Wednesday, October 20, 2010

Protecting my kids!

What would I do?
The other day we encountered a situation that has me really thinking, and I would really like to share it with anyone out there that I can. It has me thinking about what I would do if something ever were to happen to either of my kids. And by something, I mean them being taken. Let me tell you first about what took place. When I pick my little girl up from school, she ALWAYS asks to go to this park right down the street from the school. Every single day she asks. Most days, I say yes. How can I say no to my little girl? I really can't. She's only four, about to be five, but I'm already wrapped right around her pretty little finger. I don't mind either.
Anyways, back to my point. We walked into the park and I could see a guy at the picnic tables with his shirt off and a bunny on the table. Okay, I know what you're probably saying, and yes it is pretty presumptuous to think that just because a guy has a bunny that he's a dirtball. Well, that's not the problem in my eyes. Who goes to a kids park in the middle of freaking October and takes his shirt off in 50 degree weather?
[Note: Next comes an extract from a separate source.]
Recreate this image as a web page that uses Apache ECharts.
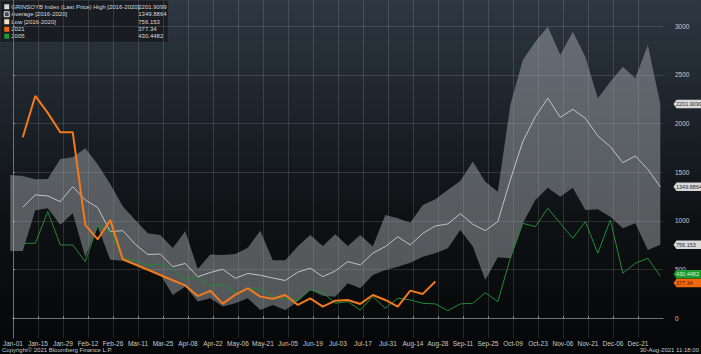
<!DOCTYPE html>
<html><head><meta charset="utf-8">
<script src="https://cdn.jsdelivr.net/npm/echarts@6/dist/echarts.min.js"></script>
<style>html,body{margin:0;padding:0;background:#000;overflow:hidden}#c{width:701px;height:354px}</style>
</head><body><div id="c"></div>
<script>
// ---- data ----
const tickLabels = ['Jan-01','Jan-15','Jan-29','Feb-12','Feb-26','Mar-11','Mar-25','Apr-08','Apr-22','May-06','May-21','Jun-05','Jun-19','Jul-03','Jul-17','Jul-31','Aug-14','Aug-28','Sep-11','Sep-25','Oct-09','Oct-23','Nov-06','Nov-21','Dec-06','Dec-21'];
const yTicks = [0, 500, 1000, 1500, 2000, 2500, 3000];
const high = [1472,1462,1428,1430,1637,1654,1747,1580,1380,1150,1010,873,856,722,895,505,655,650,660,725,900,595,595,740,856,743,863,743,856,736,1061,1027,982,1164,1223,1318,1410,1610,1403,1301,2190,2654,2842,2996,2705,2945,2688,2260,2431,2585,2466,2808,2201.9099];
const low = [690,690,1110,1130,960,1080,630,940,600,590,545,495,450,240,325,171,205,120,154,205,85,137,85,171,291,230,222,360,308,445,496,530,571,633,668,719,907,736,394,627,616,976,1215,1342,1249,1342,1113,1120,1044,925,976,702,756.153];
const avg = [null,1140,1267,1257,1198,1352,1215,1136,890,900,760,655,660,530,563,426,470,503,411,460,442,413,388,474,514,427,486,582,548,668,736,838,753,873,948,969,1075,965,900,993,1421,1815,2071,2260,2065,2147,2055,1873,1763,1599,1668,1531,1349.8864];
const y2021 = [null,1860,2284,2110,1911,1911,959,811,1008,606,552,498,444,390,337,228,282,150,242,308,222,200,239,137,205,120,181,188,147,239,188,120,284,250,377.34];
const y2005 = [null,770,770,1096,753,753,582,959,890,620,590,540,560,500,400,420,330,350,260,300,300,220,200,188,291,263,154,171,85,222,103,205,188,154,147,78,147,154,263,171,616,976,941,1130,976,822,993,668,1010,462,565,616,430.4482];
const legendNames = ['GRINSOYB Index (Last Price) High [2016-2020]','Average [2016-2020]','Low [2016-2020]','2021','2005'];

// day-of-year position of each weekly observation
const weekDay = high.map((_, i) => i * 7 - 1.5);
const pairs = arr => arr.map((v, i) => [weekDay[i], v]);
const last = arr => arr[arr.length - 1];

const FONT = 'Liberation Sans, Arial, sans-serif';
const chart = echarts.init(document.getElementById('c'), null, {renderer: 'svg'});

const tagPath = 'path://M0,4 L3,0 L31,0 L31,8 L3,8 Z';
function tag(val, bg, fg, dy) {
  return {
    coord: [364, val], value: val,
    symbol: tagPath, symbolSize: [31, 8.5], symbolKeepAspect: false,
    symbolOffset: [26, dy || 0],
    itemStyle: {color: bg},
    label: {show: true, position: 'insideLeft', distance: 2.5, color: fg, fontSize: 5.5, lineHeight: 6, fontFamily: FONT,
            formatter: () => String(val)}
  };
}

const bandData = high.map((h, i) => [weekDay[i], h, low[i]]);
const legendRowY = [3.5, 11, 18.5, 26, 33];
const legendValues = [last(high), last(avg), last(low), last(y2021), last(y2005)];
const legendSwatches = [
  {fill: '#d6d6d6'}, {fill: '#3a4a5a', stroke: '#e0e0e0', lineWidth: 1}, {fill: '#f3dcc6'},
  {fill: '#f06a0c'}, {fill: '#1f9a32'}
];
const legendChildren = [{type: 'rect', shape: {x: 0, y: 0, width: 168, height: 42},
  style: {fill: 'rgba(24,27,31,0.92)', stroke: '#3a3f45', lineWidth: 0.5}}];
legendNames.forEach((n, i) => {
  legendChildren.push({type: 'rect', shape: {x: 4, y: legendRowY[i] + 0.5, width: 5, height: 5}, style: legendSwatches[i]});
  legendChildren.push({type: 'text', x: 11, y: legendRowY[i], style: {text: n, fill: '#d8d8d8', fontSize: 6, fontFamily: FONT}});
  legendChildren.push({type: 'text', x: 138, y: legendRowY[i], style: {text: String(legendValues[i]), fill: '#d8d8d8', fontSize: 6, fontFamily: FONT}});
});

const option = {
  animation: false,
  backgroundColor: {type: 'linear', x: 0, y: 0, x2: 0, y2: 1,
    colorStops: [{offset: 0, color: '#2e3843'}, {offset: 0.3, color: '#1d242b'}, {offset: 0.6, color: '#0f1215'}, {offset: 1, color: '#050607'}]},
  grid: {left: 10.7, right: 38, top: 0, bottom: 16, containLabel: false},
  xAxis: {
    type: 'value', min: 0, max: 364, interval: 14,
    axisLine: {show: true, lineStyle: {color: '#6d7175', width: 1}},
    axisTick: {show: true, inside: true, length: 2, lineStyle: {color: '#9a9a9a'}},
    axisLabel: {color: '#c9c9c9', fontSize: 6.5, fontFamily: FONT, margin: 2, showMaxLabel: false,
      formatter: v => { const k = Math.round(v / 14); return (k >= 0 && k < tickLabels.length) ? tickLabels[k] : ''; }},
    splitLine: {show: true, showMaxLine: false, lineStyle: {color: 'rgba(255,255,255,0.13)', width: 1}}
  },
  yAxis: {
    type: 'value', position: 'right', offset: 9, min: -203, max: 3270,
    splitNumber: 7, minInterval: 500, maxInterval: 500,
    axisLine: {show: true, lineStyle: {color: '#6d7175'}},
    axisTick: {show: true, length: 2, lineStyle: {color: '#9a9a9a'}},
    axisLabel: {color: '#c9c9c9', fontSize: 6.5, fontFamily: FONT, margin: 3, showMinLabel: false, showMaxLabel: false,
      formatter: v => yTicks.indexOf(v) >= 0 ? String(v) : ''},
    splitLine: {show: true, showMinLine: false, showMaxLine: false, lineStyle: {color: 'rgba(255,255,255,0.13)'}}
  },
  series: [
    {name: legendNames[0], type: 'custom', data: bandData, silent: true,
     encode: {x: 0, y: [1, 2]},
     renderItem: (params, api) => {
       if (params.dataIndex !== 0) return null;
       const top = bandData.map(d => api.coord([d[0], d[1]]));
       const bot = bandData.map(d => api.coord([d[0], d[2]])).reverse();
       return {type: 'polygon', shape: {points: top.concat(bot)},
               style: {fill: 'rgba(168,171,175,0.48)'}};
     }},
    {name: legendNames[1], type: 'line', data: pairs(avg), symbol: 'none', clip: false,
     lineStyle: {color: '#c0c3c6', width: 1},
     markPoint: {data: [tag(last(high), '#d9d9d9', '#2a2a2a'), tag(last(avg), '#d9d9d9', '#2a2a2a'), tag(last(low), '#d9d9d9', '#2a2a2a')]}},
    {name: legendNames[4], type: 'line', data: pairs(y2005), symbol: 'none', clip: false,
     lineStyle: {color: '#1f8c34', width: 1},
     markPoint: {data: [tag(last(y2005), '#1f9a32', '#d8f0d0', -2)]}},
    {name: legendNames[3], type: 'line', data: pairs(y2021), symbol: 'none', clip: false,
     lineStyle: {color: '#f27a1c', width: 2},
     markPoint: {data: [tag(last(y2021), '#f06a0c', '#5a1a00', 1.5)]}}
  ],
  graphic: [
    {type: 'group', left: 0, top: 0, children: legendChildren},
    {type: 'text', left: 2, top: 347, style: {text: 'Copyright\u00A9 2021 Bloomberg Finance L.P.', fill: '#c8c8c8', fontSize: 6, fontFamily: FONT}},
    {type: 'text', right: 2, top: 347, style: {text: '30-Aug-2021 11:18:00', fill: '#c8c8c8', fontSize: 6, fontFamily: FONT}}
  ]
};
chart.setOption(option);
</script>
</body></html>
And has a bunny? Did I mention that he just looked like a dirtball? In fact that is what we are going to call him from here on out, Dirtball. So, I had took the kids a little out of the way to get to the castle part that they really like with all the slides and swings and good stuff. We played for a while before I decided to take them for a walk so I could get some exercise as well. As we were walking from the park to start our walk, Dirtball walked into our path. I could see that he was a younger, skinnier guy, but still a dirtball all the same. And one that I could whup if I had to as well. By this time he must have realized that being shirtless at this time of year is not wise because he now had some dirty concert t-shirt on, and was carrying his bunny while trying to adjust his camera phone. He walked right up and asked my daughter if she wanted to pet his bunny. Before I could tell her not to, she stepped up and pet that little sucker. My son on the other hand, was hiding behind me. I watched REALLY closely to make sure Dirtball didn't snap any pics of my kids. Well, that was the end of the encounter, but I thought that it could make a really good teaching point.
What age is right to talk about this?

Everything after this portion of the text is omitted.